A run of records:
▬▬▬▬▬▬
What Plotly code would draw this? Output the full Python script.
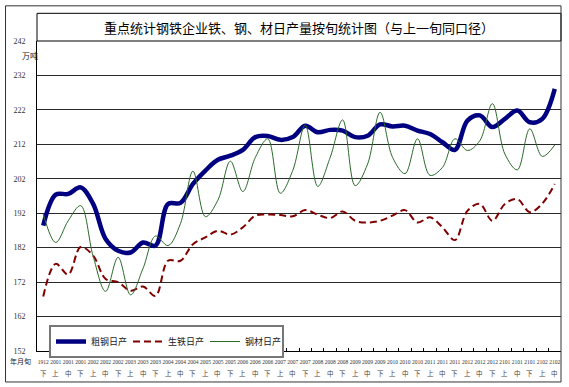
import plotly.graph_objects as go

# ---- data ----
years = ["1912",
         "2001", "2001", "2001", "2002", "2002", "2002", "2003", "2003", "2003",
         "2004", "2004", "2004", "2005", "2005", "2005", "2006", "2006", "2006",
         "2007", "2007", "2007", "2008", "2008", "2008", "2009", "2009", "2009",
         "2010", "2010", "2010", "2011", "2011", "2011", "2012", "2012", "2012",
         "2101", "2101", "2101", "2102", "2102"]
periods = ["下",
           "上", "中", "下", "上", "中", "下", "上", "中", "下",
           "上", "中", "下", "上", "中", "下", "上", "中", "下",
           "上", "中", "下", "上", "中", "下", "上", "中", "下",
           "上", "中", "下", "上", "中", "下", "上", "中", "下",
           "上", "中", "下", "上", "中"]

crude_steel = [188.4, 197.4, 197.6, 199.5, 194.7, 184.5, 181.1, 180.6, 183.5, 182.6,
               194.7, 195.0, 200.5, 204.4, 207.5, 208.7, 210.4, 214.1, 214.4, 213.3,
               214.1, 217.4, 215.5, 216.2, 216.0, 214.1, 214.5, 217.8, 217.2, 217.4,
               216.0, 215.0, 212.6, 210.4, 218.9, 220.4, 217.0, 219.4, 221.8, 218.4,
               219.4, 228.1]
pig_iron = [167.8, 177.3, 174.2, 182.2, 179.7, 172.9, 172.0, 169.5, 170.7, 168.0,
            178.2, 178.2, 183.0, 185.0, 186.9, 185.8, 187.9, 191.3, 191.6, 191.5,
            191.1, 192.9, 191.6, 190.6, 192.5, 189.8, 189.3, 189.8, 191.3, 192.9,
            189.3, 190.8, 187.9, 184.2, 192.7, 194.7, 189.8, 194.7, 196.1, 192.3,
            194.8, 200.5]
steel_products = [191.8, 183.5, 189.8, 194.2, 179.5, 169.3, 179.2, 168.3, 176.0, 185.4,
                  182.6, 189.0, 204.2, 191.0, 195.8, 207.1, 198.3, 208.2, 213.6, 197.8,
                  204.4, 217.6, 199.8, 208.2, 219.1, 200.0, 206.3, 221.3, 208.2, 203.5,
                  213.6, 203.0, 205.3, 213.6, 210.2, 213.1, 223.8, 209.2, 204.6, 216.5,
                  208.5, 211.8]

series_names = ["粗钢日产", "生铁日产", "钢材日产"]
y_ticks = [152, 162, 172, 182, 192, 202, 212, 222, 232, 242]
title_text = "重点统计钢铁企业铁、钢、材日产量按旬统计图（与上一旬同口径）"
unit_text = "万吨"
xlabel_text = "年月旬"

# ---- layout helpers ----
W, H = 569, 387
L, R, T, B = 37, 561.5, 40.7, 351


def px2x(px):
    return (px - L) / (R - L)


def py2y(py):
    return (B - py) / (B - T)


keys = [y + p for y, p in zip(years, periods)]
FONT = "Liberation Serif, Noto Sans CJK SC, serif"
CJK = "Noto Sans CJK SC, sans-serif"

fig = go.Figure()
fig.add_trace(go.Scatter(x=keys, y=crude_steel, name=series_names[0], mode="lines",
                         line=dict(color="#000080", width=4.5, shape="spline", smoothing=1)))
fig.add_trace(go.Scatter(x=keys, y=pig_iron, name=series_names[1], mode="lines",
                         line=dict(color="#800000", width=2, dash="7px,4px", shape="spline", smoothing=1)))
fig.add_trace(go.Scatter(x=keys, y=steel_products, name=series_names[2], mode="lines",
                         line=dict(color="#2a6a2a", width=1, shape="spline", smoothing=1)))

annotations = [
    dict(text=title_text, x=0.5, y=py2y(27), xref="paper", yref="paper", showarrow=False,
         font=dict(family=CJK, size=13, color="#000"), xanchor="center", yanchor="middle"),
    dict(text=unit_text, x=px2x(30), y=py2y(55), xref="paper", yref="paper", showarrow=False,
         font=dict(family=CJK, size=8, color="#222"), xanchor="center", yanchor="middle"),
    dict(text=xlabel_text, x=px2x(20), y=py2y(361), xref="paper", yref="paper", showarrow=False,
         font=dict(family=CJK, size=7, color="#222"), xanchor="center", yanchor="middle"),
]
for k, p in zip(keys, periods):
    annotations.append(dict(text=p, x=k, y=py2y(373), xref="x", yref="paper", showarrow=False,
                            font=dict(family=CJK, size=6.5, color="#444"),
                            xanchor="center", yanchor="middle"))

shapes = [
    dict(type="rect", xref="paper", yref="paper", x0=0, x1=1, y0=1, y1=py2y(13),
         line=dict(color="#000", width=1)),
    dict(type="rect", xref="paper", yref="paper", x0=px2x(5.5), x1=px2x(561.5),
         y0=py2y(382), y1=py2y(5.5), line=dict(color="#333", width=1)),
]

fig.update_layout(
    width=W, height=H,
    margin=dict(l=L, r=W - R, t=T, b=H - B, pad=0, autoexpand=False),
    paper_bgcolor="white", plot_bgcolor="white",
    font=dict(family=FONT, size=8, color="#222"),
    showlegend=True,
    legend=dict(orientation="h", x=px2x(49), y=py2y(325), xanchor="left", yanchor="top",
                bgcolor="white", bordercolor="#777", borderwidth=2,
                font=dict(family=CJK, size=9, color="#222"),
                itemwidth=30, entrywidth=32, tracegroupgap=0),
    annotations=annotations,
    shapes=shapes,
    xaxis=dict(type="category", categoryorder="array", categoryarray=keys,
               range=[-0.5, len(keys) - 0.5],
               tickmode="array", tickvals=keys, ticktext=years,
               tickfont=dict(family=FONT, size=5.5, color="#333"),
               tickangle=0, ticks="inside", ticklen=3, tickcolor="#000", tickson="boundaries",
               ticklabelstandoff=5, automargin=False,
               showgrid=False, showline=True, linecolor="#000", linewidth=1, zeroline=False,
               mirror=False),
    yaxis=dict(range=[152, 242], tickmode="array", tickvals=y_ticks,
               ticktext=[str(v) for v in y_ticks],
               tickfont=dict(family=FONT, size=8, color="#333"),
               showgrid=True, gridcolor="#2a2a2a", gridwidth=1,
               showline=True, linecolor="#000", linewidth=1, zeroline=False,
               ticks="", ticklabelstandoff=9, automargin=False),
)

fig.write_html("out.html", config={"displayModeBar": False},
               post_script="document.body.style.margin='0px';")
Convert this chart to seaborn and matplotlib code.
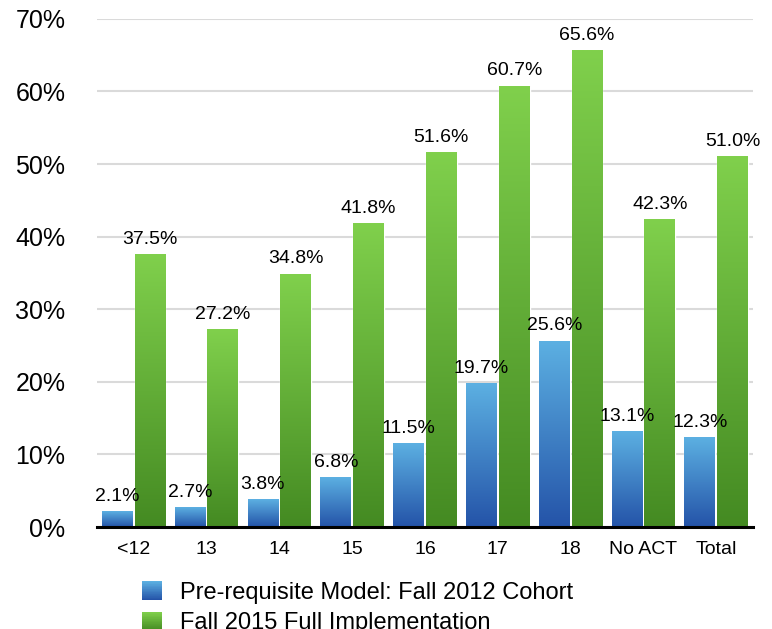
▬▬▬▬▬▬
* DIRECTIVE *
Begin at the top of the material above and output each line exactly, stopping after the line that holds "import plotly.graph_objects as go". Leave out pictures.

* EXERCISE OUTPUT *
What Plotly code would draw this? Output the full Python script.
import plotly.graph_objects as go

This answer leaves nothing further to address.